Is the garage free or is it paid? How does that affect operations? (Cross-reference with another way to get to and from the attraction or airport.)
How “green” is the garage? Would it qualify for the goofiest certification in all of transport (besides AICP)—LEED Platinum?
What’s the equity angle? Are these garages accessible for all people of all ages and abilities? Let’s look past the shallow questions like, “Are there elevators?” or “Are there spots for people with mobility challenges?” and leer into, “How far are we making anyone walk to get from the boonies to the attraction?”
Are we encouraging electric charging? Is the garage a destination in itself—not just for parking?
Is there housing nearby? Can there be? What’s the bottleneck? NIMBYs?






In order for me to make sense of a simple table, I’d need so much more data, I’d need so much more context to be able to tell this story correctly. Here’s what I’d need:
Zoning information—for land use and housing. I’d want any permits sought—successful or not—for building anything nearby in the last x number of years.
Occupancy data—how often are spots filled? How many days out of the year is the garage at 100%+ capacity, 75% capacity, 25% capacity?
Operating contracts and agreements—who owns the garage and how is it financed? Does the destination exist to pay for the parking? This isn’t a joke. That’s literally how the Disney Theater in Los Angeles operates.
Parking has never been simple. It’s the ninth circle of transportation planning hell. Parking is a necessary evil within the confines we’ve built for ourselves.

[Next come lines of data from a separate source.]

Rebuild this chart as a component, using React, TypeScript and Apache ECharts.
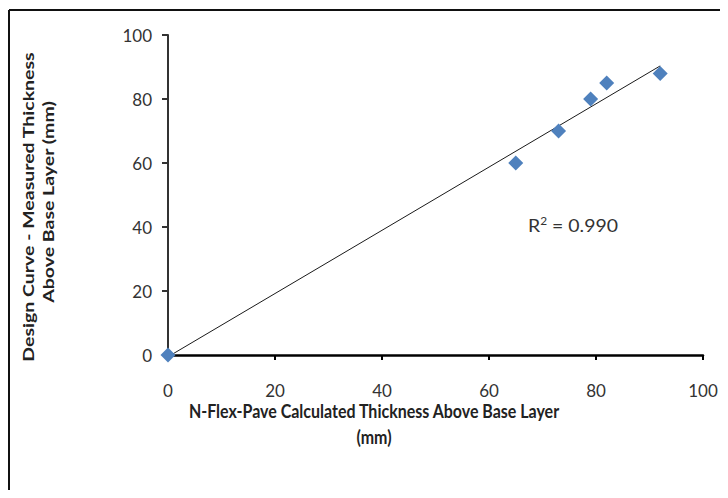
import React, { useEffect, useRef } from "react";
import * as echarts from "echarts";

const calculated: number[] = [0, 65, 73, 79, 82, 92];
const measured: number[] = [0, 60, 70, 80, 85, 88];
const axisTicks: number[] = [0, 20, 40, 60, 80, 100];
const xTitle = "N-Flex-Pave Calculated Thickness Above Base Layer";
const xTitle2 = "(mm)";
const yTitle1 = "Design Curve - Measured Thickness";
const yTitle2 = "Above Base Layer (mm)";
const r2Text = "0.990";

function fit(xs: number[], ys: number[]) {
  const n = xs.length;
  const mx = xs.reduce((a, b) => a + b, 0) / n;
  const my = ys.reduce((a, b) => a + b, 0) / n;
  let sxy = 0, sxx = 0;
  for (let i = 0; i < n; i++) {
    sxy += (xs[i] - mx) * (ys[i] - my);
    sxx += (xs[i] - mx) * (xs[i] - mx);
  }
  const slope = sxy / sxx;
  return { slope, intercept: my - slope * mx };
}

const FONT = "Lato, 'Open Sans', sans-serif";

export default function App() {
  const ref = useRef<HTMLDivElement>(null);
  useEffect(() => {
    if (!ref.current) return;
    const chart = echarts.init(ref.current, undefined, { renderer: "svg" });
    const { slope, intercept } = fit(calculated, measured);
    const xMin = Math.min(...calculated);
    const xMax = Math.max(...calculated);
    const trend = [
      [xMin, intercept + slope * xMin],
      [xMax, intercept + slope * xMax],
    ];
    chart.setOption({
      animation: false,
      backgroundColor: "#ffffff",
      grid: { left: 168, right: 25, top: 35, bottom: 143, containLabel: false },
      xAxis: {
        type: "value",
        min: axisTicks[0],
        max: axisTicks[axisTicks.length - 1],
        interval: 20,
        splitLine: { show: false },
        axisLine: { show: true, onZero: false, lineStyle: { color: "#000000", width: 2.5 } },
        axisTick: { show: true, length: 5, inside: false, lineStyle: { color: "#000000", width: 2 } },
        axisLabel: { color: "#333333", fontSize: 17, fontFamily: FONT, margin: 27 },
      },
      yAxis: {
        type: "value",
        min: axisTicks[0],
        max: axisTicks[axisTicks.length - 1],
        interval: 20,
        splitLine: { show: false },
        axisLine: { show: true, onZero: false, lineStyle: { color: "#333333", width: 2 } },
        axisTick: { show: true, length: 6, inside: false, lineStyle: { color: "#333333", width: 2 } },
        axisLabel: { color: "#333333", fontSize: 17, fontFamily: FONT, margin: 16 },
      },
      series: [
        {
          type: "line",
          data: trend,
          showSymbol: false,
          symbol: "none",
          lineStyle: { color: "#1a1a1a", width: 1 },
          z: 3,
        },
        {
          type: "scatter",
          data: calculated.map((x, i) => [x, measured[i]]),
          symbol: "diamond",
          symbolSize: 15,
          itemStyle: { color: "#4F81BD", opacity: 1 },
          z: 4,
        },
      ],
      graphic: [
        { type: "line", shape: { x1: 9, y1: 10, x2: 728, y2: 10 }, style: { stroke: "#111111", lineWidth: 2 } },
        { type: "line", shape: { x1: 9, y1: 10, x2: 9, y2: 498 }, style: { stroke: "#111111", lineWidth: 2 } },
        {
          type: "text",
          x: 374,
          y: 410,
          scaleY: 1.22,
          style: { text: xTitle, fill: "#222222", font: `bold 16px ${FONT}`, align: "center", verticalAlign: "middle" },
        },
        {
          type: "text",
          x: 374,
          y: 436,
          scaleY: 1.22,
          style: { text: xTitle2, fill: "#222222", font: `bold 16px ${FONT}`, align: "center", verticalAlign: "middle" },
        },
        {
          type: "text",
          x: 28,
          y: 207,
          rotation: Math.PI / 2,
          scaleX: 1.22,
          style: { text: yTitle1, fill: "#222222", font: `bold 16px ${FONT}`, align: "center", verticalAlign: "middle" },
        },
        {
          type: "text",
          x: 48,
          y: 202,
          rotation: Math.PI / 2,
          scaleX: 1.22,
          style: { text: yTitle2, fill: "#222222", font: `bold 16px ${FONT}`, align: "center", verticalAlign: "middle" },
        },
        {
          type: "text",
          x: 528,
          y: 225,
          scaleX: 1.08,
          style: {
            text: "{r|R}{s|2}{r| = " + r2Text + "}",
            rich: {
              r: { fontSize: 18, fontFamily: FONT, fill: "#333333", color: "#333333", verticalAlign: "bottom" },
              s: { fontSize: 11, fontFamily: FONT, fill: "#333333", color: "#333333", padding: [0, 0, 8, 0] },
            },
            verticalAlign: "middle",
          },
        },
      ],
    });
    return () => chart.dispose();
  }, []);
  return <div ref={ref} style={{ width: 728, height: 498, margin: -8 }} />;
}
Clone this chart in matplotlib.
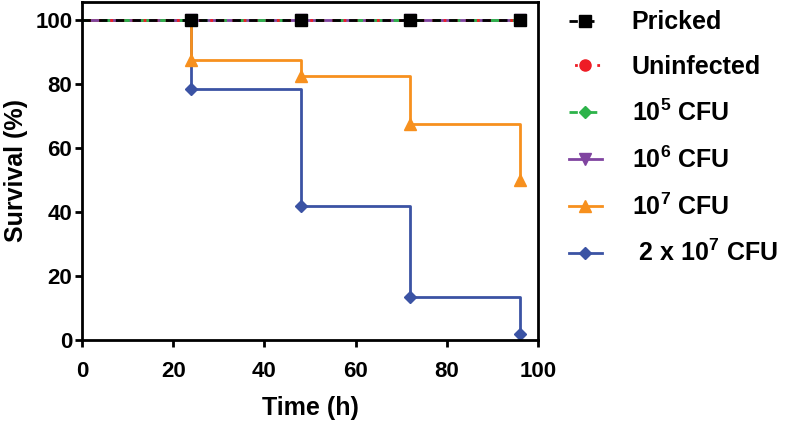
import numpy as np
import matplotlib
matplotlib.use("Agg")
import matplotlib.pyplot as plt

plt.rcParams['font.family'] = 'Liberation Sans'
plt.rcParams['font.weight'] = 'bold'
plt.rcParams['mathtext.fontset'] = 'custom'
plt.rcParams['mathtext.rm'] = 'Liberation Sans:bold'
plt.rcParams['mathtext.bf'] = 'Liberation Sans:bold'

# data
time_h = [0, 24, 48, 72, 96]
pricked = [100, 100, 100, 100, 100]
uninfected = [100, 100, 100, 100, 100]
cfu_1e5 = [100, 100, 100, 100, 100]
cfu_1e6 = [100, 100, 100, 100, 100]
cfu_1e7 = [100, 87.5, 82.5, 67.5, 50]
cfu_2e7 = [100, 78.3, 41.7, 13.3, 1.7]

labels = ['Pricked', 'Uninfected', r'10$^{5}$ CFU', r'10$^{6}$ CFU',
          r'10$^{7}$ CFU', r' 2 x 10$^{7}$ CFU']

fig = plt.figure(figsize=(8, 4.33), dpi=100)
ax = fig.add_axes([0.1025, 0.215, 0.57, 0.7805])

lw = 2
ms = 8
kw = dict(drawstyle='steps-post', lw=lw, markevery=[1, 2, 3, 4], ms=ms)

h_2e7, = ax.plot(time_h, cfu_2e7, color='#3b53a4', marker='D', label=labels[5], **dict(kw, ms=6.5))
h_1e7, = ax.plot(time_h, cfu_1e7, color='#f7901e', marker='^', label=labels[4], **kw)
h_1e6, = ax.plot(time_h, cfu_1e6, color='#8044a0', marker='v', label=labels[3], **kw)
h_1e5, = ax.plot(time_h, cfu_1e5, color='#2db34a', marker='D', ls=(0, (3, 4)), label=labels[2], **dict(kw, ms=6.5))
h_un, = ax.plot(time_h, uninfected, color='#ee1c25', marker='o', ls=(2, (1, 3)), label=labels[1], **kw)
h_pr, = ax.plot(time_h, pricked, color='black', marker='s', ls=(0, (3, 3)), label=labels[0], **kw)

ax.set_xlim(0, 100)
ax.set_ylim(0, 105.6)
ax.set_xticks([0, 20, 40, 60, 80, 100])
ax.set_yticks([0, 20, 40, 60, 80, 100])
ax.tick_params(width=2, length=5, labelsize=16, direction='out')
ax.tick_params(axis='x', pad=10)
ax.tick_params(axis='y', pad=2)
for s in ax.spines.values():
    s.set_linewidth(2)
ax.set_xlabel('Time (h)', fontsize=18, fontweight='bold', labelpad=10)
ax.set_ylabel('Survival (%)', fontsize=18, fontweight='bold', labelpad=5)

handles = [h_pr, h_un, h_1e5, h_1e6, h_1e7, h_2e7]
fig.legend(handles, labels, loc='upper left', bbox_to_anchor=(0.711, 0.976),
           frameon=False, fontsize=18, borderpad=0, borderaxespad=0,
           handlelength=1.32, handletextpad=1.2, labelspacing=0.82)

fig.savefig('out.png', dpi=100)
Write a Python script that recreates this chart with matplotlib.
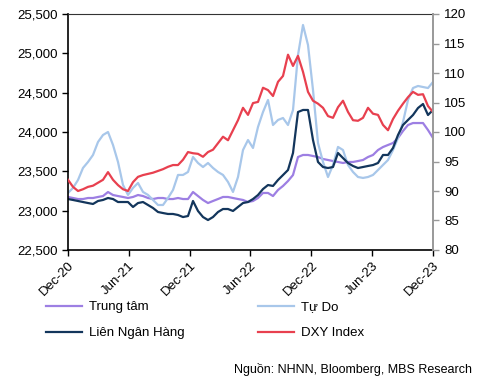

So what’s the narrative? Ultimately, who cares about this? Note that none of the American garages is downtown. But this data is useful in many respects, and with additional context, could be even more powerful in the fight—for or against—more parking, depending on the economics, the aesthetics, the accessibility, and the real goal: the thing itself. EPCOT’s parking garage is supposed to serve the Park. Remember?